Thankful for this article – explains why I am struggling to read a popular book by a different author when everyone else is raving about it. Thank you for the humourous way you bring these truths and exhortations. I will examine my heart and lift my expectations!
Kevin
Thanks Frank.
There’s a passage in Ezekiel about God speaking according to the idols of the heart. There have been some idols of the heart in my life that took years for God to deliver me from, but He can do it if you ask Him. How many times have we heard only according to our self centered not desires?
This is why seeing and hearing through God’s eyes according to His eternal purpose is so valuable. There is the daily manna that doesn’t last too long, but then again, there is that hidden manna that if you pay the price for that, it never ever leaves you because it is eternal.
It is important to find how precious Christ will become if only we draw near to Him that He may draw near to us.
Devon
Fantastic! This explains so much.
Tori
I love, love, love these unfiltered articles. They resonate so much, enjoy the sense of humor too.
Victoria Z.
Ah, this is good. The eyes of the heart flooded with light so a person’s wood is no longer wet and they become a flame, not a Bic flicker on the low fuel side.
So that’s why Paul wrote his prayer!
How much more shall we pray for the flame and flood of light! Imagine how we would all be! Such good truthful kindling!
Shannon
The line about a hungry heart/theologians/Spirit…Yes!
Brad McDaniel
Frank, geez man, this was just so so so timely for where I am and what I’m trying to say right now…and it drives me to pray for the hearts I’m trying to reach.
Oh and the confess, repent, etc BEFORE you listen, YES!!!
I’ve been calling it “dumping prayer” using the metaphor that the heart is just a container and will be full of trash or glory or whatever you stick in it, so before every session or talk or camp we do, we start with a dumping prayer of repentance and then re-consecration….and it’s changed everything!!!
Bud
Excellent…
brotherly,
Bud
Sierra
Timely message. Thanks!
Dylan
Great article brother. Love the humor as always. I’m going through “Insurgence” for the second time and wow, I missed so much on the first read. Recommending it to friends.
Doris J Martinez
Sobering … thank you brother.
Becke Tim
Dang, Frank. You stirred my spirit and my funny bone.
Thanks for both, they were really needed today.

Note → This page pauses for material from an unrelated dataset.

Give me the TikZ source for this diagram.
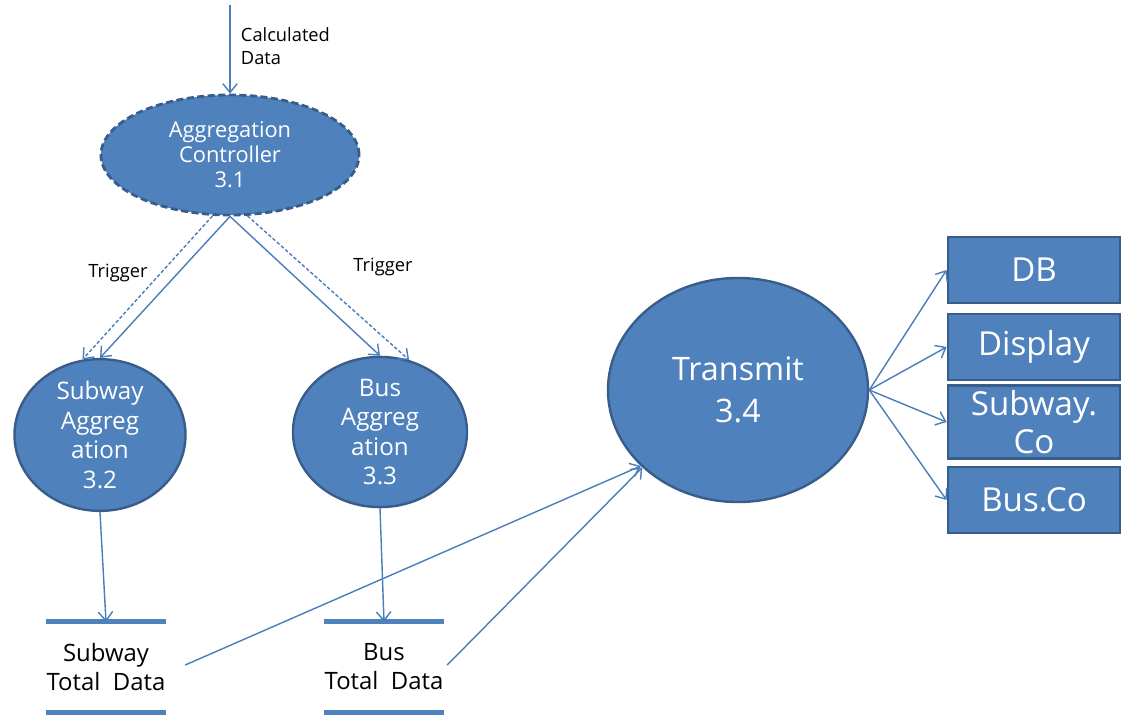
\documentclass[tikz,border=0pt]{standalone}
\usepackage{fontspec}
\setmainfont{Open Sans}
\usetikzlibrary{shapes.geometric,arrows.meta,positioning}
\definecolor{FlowFill}{HTML}{4F81BD}
\definecolor{FlowEdge}{HTML}{385D8A}
\definecolor{FlowLine}{HTML}{4A7EBB}
\tikzset{
    % Base process bubble
    procnode/.style={
        ellipse,
        draw=FlowEdge,
        fill=FlowFill,
        line width=1.7pt,
        text=white,
        align=center,
        inner sep=0pt
    },
    % Controller bubble (dashed rim)
    ctrlnode/.style={
        procnode,
        line width=2pt,
        dash pattern=on 5pt off 2.5pt,
        minimum width=6.45cm,
        minimum height=3cm,
        font=\fontsize{15.5}{17.8}\selectfont
    },
    % Aggregation bubbles
    aggnode/.style={
        procnode,
        minimum height=3.25cm,
        font=\fontsize{17.2}{21}\selectfont
    },
    % Transmit bubble
    sendnode/.style={
        procnode,
        minimum width=6.5cm,
        minimum height=5.6cm,
        font=\fontsize{23}{29.5}\selectfont
    },
    % Receiver box
    targetnode/.style={
        rectangle,
        draw=FlowEdge,
        fill=FlowFill,
        line width=2pt,
        text=white,
        minimum width=4.3cm,
        minimum height=1.65cm,
        align=center,
        font=\fontsize{23.5}{25}\selectfont
    },
    % Data store (text between two bars)
    storenode/.style={
        inner sep=0pt,
        minimum height=2.25cm,
        align=center,
        font=\fontsize{17}{20.6}\selectfont
    },
    % Small labels
    labeltext/.style={
        align=left,
        font=\fontsize{13}{16}\selectfont
    },
    % Arrow styles
    flowarrow/.style={
        -{Straight Barb[length=2.2mm,width=3.6mm]},
        draw=FlowLine,
        line width=1pt
    },
    trigarrow/.style={
        flowarrow,
        dash pattern=on 2.5pt off 1.5pt
    },
    storebar/.style={
        draw=FlowFill,
        line width=3.5pt
    }
}

\begin{document}
\begin{tikzpicture}[x=0.025cm,y=-0.025cm]
    \useasboundingbox (0,0) rectangle (1128,716);
    % processes
    \node[ctrlnode] (ctrl) at (230,155) {Aggregation\\Controller\\3.1};
    \node[aggnode,minimum width=4.275cm] (subagg) at (100,435) {Subway\\Aggreg\\ation\\3.2};
    \node[aggnode,minimum width=4.35cm] (busagg) at (380,432) {Bus\\Aggreg\\ation\\3.3};
    \node[sendnode] (send) at (738,390) {Transmit\\3.4};
    % receivers
    \node[targetnode] (db) at (1034,270) {DB};
    \node[targetnode] (disp) at (1034,347) {Display};
    \node[targetnode] (subco) at (1034,422) {\raisebox{3pt}{Subway.}\\[-1pt]Co};
    \node[targetnode] (busco) at (1034,500) {Bus.Co};
    % data stores
    \node[storenode] (substore) at (106,667) {Subway\\Total~~Data};
    \node[storenode] (busstore) at (384,667) {Bus\\Total~~Data};
    \foreach \s in {substore,busstore} {
        \draw[storebar] ([xshift=-1.5cm]\s.north) -- ([xshift=1.5cm]\s.north);
        \draw[storebar] ([xshift=-1.5cm]\s.south) -- ([xshift=1.5cm]\s.south);
    }
    % labels
    \coordinate (feed) at (230,5);
    \node[labeltext,anchor=west] (calc) at (236,46) {Calculated\\Data};
    \node[labeltext] (trigl) at (118,273) {Trigger};
    \node[labeltext] (trigr) at (383,267) {Trigger};
    % flows
    \draw[flowarrow] (feed) -- (ctrl.north);
    \draw[flowarrow] (ctrl.south) -- (subagg.north);
    \draw[trigarrow] (ctrl.254) -- (subagg.103);
    \draw[flowarrow] (ctrl.south) -- (busagg.north);
    \draw[trigarrow] (ctrl.286) -- (busagg.68);
    \draw[flowarrow] (subagg.south) -- (substore.north);
    \draw[flowarrow] (busagg.south) -- (busstore.north);
    \draw[flowarrow] ([xshift=1.98cm,yshift=0.05cm]substore.center) -- (send.218);
    \draw[flowarrow] ([xshift=1.58cm,yshift=0.05cm]busstore.center) -- (send.219);
    \foreach \t in {db,disp,subco,busco}
        \draw[flowarrow] (send.east) -- (\t.west);
\end{tikzpicture}
\end{document}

This blog came at a perfect time for me this week. Praise God!
Susan
Thank you for this message. I have been dealing with a dead heart for a while now. It is still beating but that is about all. It has been a process – too long to go into in a comment box. I praise God, though, that He is faithful in wooing the wandering sheep back home. I believe He sent me this article as a place to begin the journey back. Thank you for your honesty and openness – there is too much fluff out there with the title of Christian!!
God Bless you!
Tina Marie
As always, a fresh perspective to an ageless truth. Thank you, Frank!
Timothy
Could you direct me to a thorough description of the heart in scripture? I have heard several definitions
Frank Viola
If you look at every reference to the heart in Scripture and you combine them together, it includes these functions: thinking, volition, feelings, the conscience. But one doesn’t need to understand the anatomy of the heart to grasp the point of the article and the instruction at the end.
Jeff Burgess
Another reminder….The apostle said, “Examine yourselves”. Reading your stuff regularly causes me to do that! Thanks.
Jessica
Wonderful message. Thank you for it!
Don C
Excellent! A perfect read for first thing in the morning. Thank you!
Nathan Strohkirch
Agreed!
Caleb Ring
Thank you for this excellent article!
Jesus Valdes
Thanks Frank for this article. My heart has been softened this morning by its truth. God bless you and your ministry.